For a moment, let’s assume the opposite, i.e., that the complexity of a complex system, indeed, the realm of complex systems in general are not vague notions but instead can be exactingly and precisely defined. This would entail that it would always be decidable whether a system was or was not complex, no borderline cases allowed. But this would paradoxically turn complexity into a simple notion for surely a crucial aspect of simplicity is the presence of crisp, uncontroversially so, boundaries. This, though, would in turn imply that complexity as simplicity must run up against Rice’s theorem in mathematical logic and computatability theory, which suggests that only trivial problems are decidable or computable, i.e., there are algorithms to solve them (Rice’s Theorem, Weisstein).
“Trivial” in this sense is closely related to properties that are always true or always false, i.e., tautologically demonstrable properties such as that bachelors possess the property of being non-married.

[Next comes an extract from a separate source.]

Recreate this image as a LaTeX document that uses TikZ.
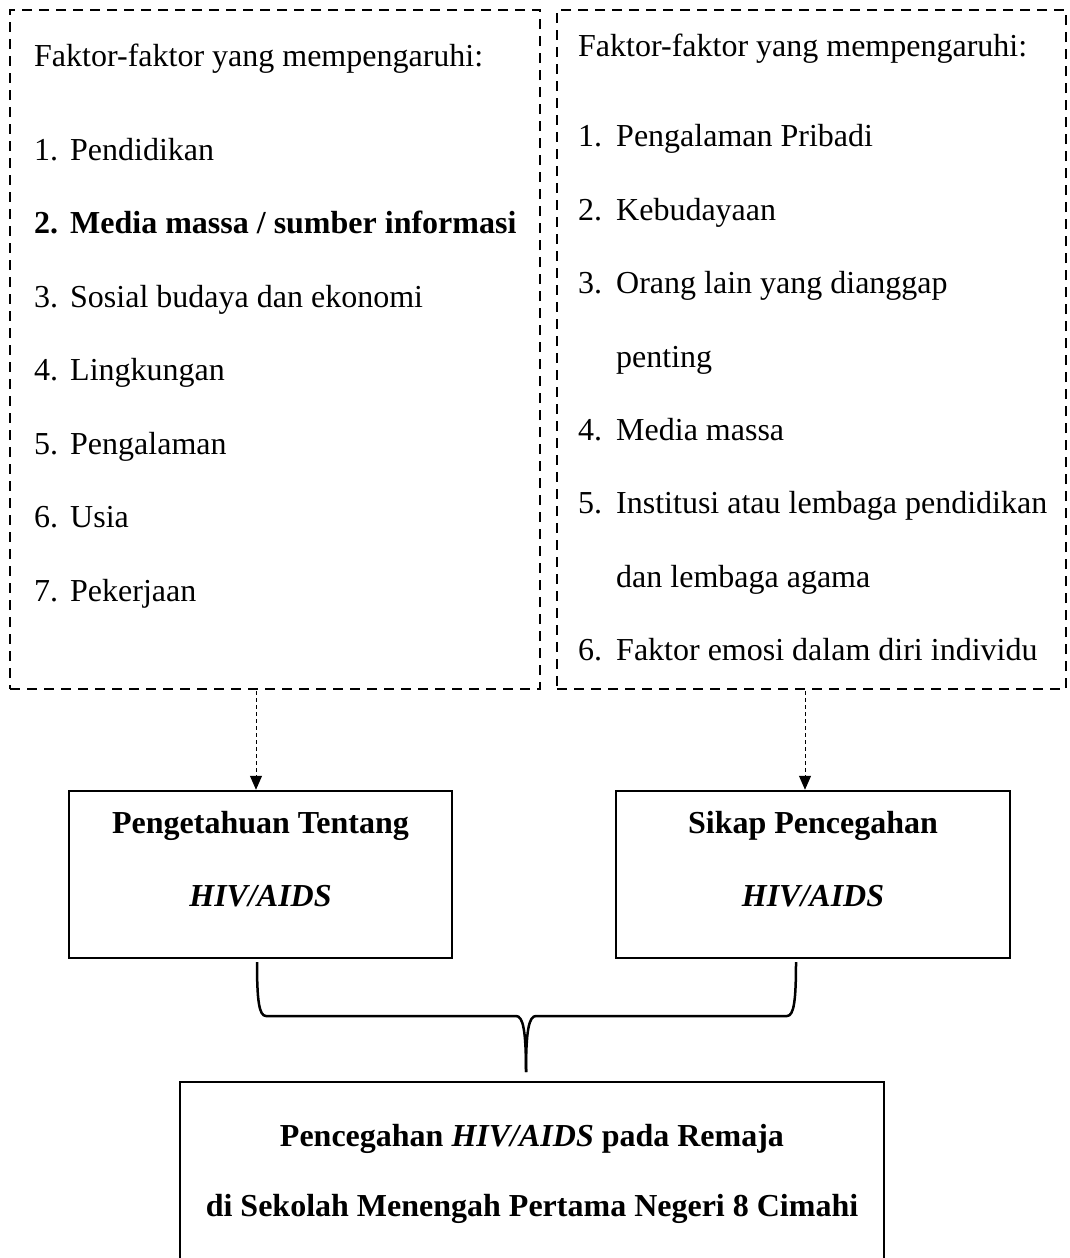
\documentclass[tikz,border=0pt]{standalone}
\usepackage{fontspec}
\setmainfont{Liberation Serif}
\usetikzlibrary{arrows.meta}
\begin{document}
\begin{tikzpicture}[x=1pt,y=-1pt,
  txt/.style={inner sep=0pt, font=\fontsize{32}{39}\selectfont},
  btxt/.style={txt, font=\fontsize{32}{39}\selectfont\bfseries},
  dbox/.style={draw, line width=2.6pt, dash pattern=on 10pt off 7pt, inner sep=0pt},
  sbox/.style={draw, line width=2.5pt, inner sep=0pt},
  darrow/.style={line width=1pt, dash pattern=on 4pt off 3pt, -{Triangle[length=14pt,width=12pt]}},
  bracestyle/.style={line width=2.5pt}]
\useasboundingbox (0,0) rectangle (1069,1258);
% dashed boxes
\node[dbox, minimum width=530pt, minimum height=679pt] (lf) at (275,349.5) {};
\node[dbox, minimum width=509pt, minimum height=679pt] (rf) at (811.5,349.5) {};
% left box text
\node[txt, anchor=base west] (lt) at (34,66) {Faktor-faktor yang mempengaruhi:};
\node[txt, anchor=base west] (ln1) at (34,160) {1.};
\node[txt, anchor=base west] (li1) at (70,160) {Pendidikan};
\node[btxt, anchor=base west] (ln2) at (34,233.5) {2.};
\node[btxt, anchor=base west] (li2) at (70,233.5) {Media massa / sumber informasi};
\node[txt, anchor=base west] (ln3) at (34,307) {3.};
\node[txt, anchor=base west] (li3) at (70,307) {Sosial budaya dan ekonomi};
\node[txt, anchor=base west] (ln4) at (34,380.5) {4.};
\node[txt, anchor=base west] (li4) at (70,380.5) {Lingkungan};
\node[txt, anchor=base west] (ln5) at (34,454) {5.};
\node[txt, anchor=base west] (li5) at (70,454) {Pengalaman};
\node[txt, anchor=base west] (ln6) at (34,527.5) {6.};
\node[txt, anchor=base west] (li6) at (70,527.5) {Usia};
\node[txt, anchor=base west] (ln7) at (34,601) {7.};
\node[txt, anchor=base west] (li7) at (70,601) {Pekerjaan};
% right box text
\node[txt, anchor=base west] (rt) at (578,56) {Faktor-faktor yang mempengaruhi:};
\node[txt, anchor=base west] (rn1) at (578,146) {1.};
\node[txt, anchor=base west] (ri1) at (616,146) {Pengalaman Pribadi};
\node[txt, anchor=base west] (rn2) at (578,220) {2.};
\node[txt, anchor=base west] (ri2) at (616,220) {Kebudayaan};
\node[txt, anchor=base west] (rn3) at (578,293) {3.};
\node[txt, anchor=base west] (ri3) at (616,293) {Orang lain yang dianggap};
\node[txt, anchor=base west] (ri3b) at (616,367) {penting};
\node[txt, anchor=base west] (rn4) at (578,440) {4.};
\node[txt, anchor=base west] (ri4) at (616,440) {Media massa};
\node[txt, anchor=base west] (rn5) at (578,513) {5.};
\node[txt, anchor=base west] (ri5) at (616,513) {Institusi atau lembaga pendidikan};
\node[txt, anchor=base west] (ri5b) at (616,587) {dan lembaga agama};
\node[txt, anchor=base west] (rn6) at (578,660) {6.};
\node[txt, anchor=base west] (ri6) at (616,660) {Faktor emosi dalam diri individu};
% middle boxes
\node[sbox, minimum width=383pt, minimum height=167pt] (know) at (260.5,874.5) {};
\node[btxt, anchor=base] (k1) at (260.5,833) {Pengetahuan Tentang};
\node[btxt, anchor=base] (k2) at (260.5,906) {\itshape HIV/AIDS};
\node[sbox, minimum width=394pt, minimum height=167pt] (att) at (813,874.5) {};
\node[btxt, anchor=base] (s1) at (813,833) {Sikap Pencegahan};
\node[btxt, anchor=base] (s2) at (813,906) {\itshape HIV/AIDS};
% arrows
\coordinate (a1) at (256,691);
\coordinate (a2) at (805,691);
\draw[darrow] (a1) -- (a1 |- know.north);
\draw[darrow] (a2) -- (a2 |- att.north);
% brace
\coordinate (bl) at (257,962);
\coordinate (br) at (796,962);
\coordinate (bt) at (526,1072);
\draw[bracestyle] (bl) .. controls (257,1000) and (259,1016) .. (266,1016) -- (516,1016)
  .. controls (523,1016) and (526,1030) .. (bt);
\draw[bracestyle] (br) .. controls (796,1000) and (794,1016) .. (787,1016) -- (536,1016)
  .. controls (529,1016) and (526,1030) .. (bt);
% bottom box (open at the bottom edge of the page)
\node[inner sep=0pt, minimum width=704pt, minimum height=176pt] (goal) at (532,1170) {};
\draw[line width=2.5pt] (goal.south west) -- (goal.north west) -- (goal.north east) -- (goal.south east);
\node[btxt, anchor=base] (g1) at (532,1146) {Pencegahan \textit{HIV/AIDS} pada Remaja};
\node[btxt, anchor=base] (g2) at (532,1216) {di Sekolah Menengah Pertama Negeri 8 Cimahi};
\end{tikzpicture}
\end{document}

More formally, Rice’s theorem holds that for any non-trivial property of partial functions (we’ll put aside for the sake of brevity the technical definition of such functions), there is no general and effective method to decide whether an algorithm computes a partial function with that property (Rice’s Theorem, Wikipedia). Turing’s famous noncomputability results turn out to be a special case of Rice’s Theorem which states the more general case that every nontrivial decision problem regarding the function computed by a given Turing machine has no algorithmic solution (Goldreich, 2008). Rice’s theorem is an important result for computer science because it sets up boundaries for research in that area.
If complexity and complex were in actuality nonvague, crisp ideas, then according to Changizi’s linkage of vagueness to undecidability described above, most matters involving complex systems, by involving only nonvague, crisp areas of delineation, would therefore be decidable. But according to Rice’s Theorem, this would suggest that most matters involving complex systems would be trivial. But clearly they’re not, as our readers and authors and anyone else for that matter researching complex systems clearly knows. Rather, complex systems are difficult to research, difficult to measure, difficult to construct viable theories of, indeed difficult to determine if or if not they are in fact complex! A case could be made, I believe, that the more difficult it is to define a specific field of study, ultimately the more interesting it is precisely because it eludes preconceived constructs, frameworks, and pat answers.
Ultimately, the best strategy I could have followed in trying to describe to my friends what complexity theory was about was to simply show them a copy of this issue of E:CO and gone through it, weaving around the more arcane mathematical constructs, and pointing to the kinds of systems and the issues being investigated and the conclusions being drawn. I can think of no better way to describe what makes up complexity theory than these examples.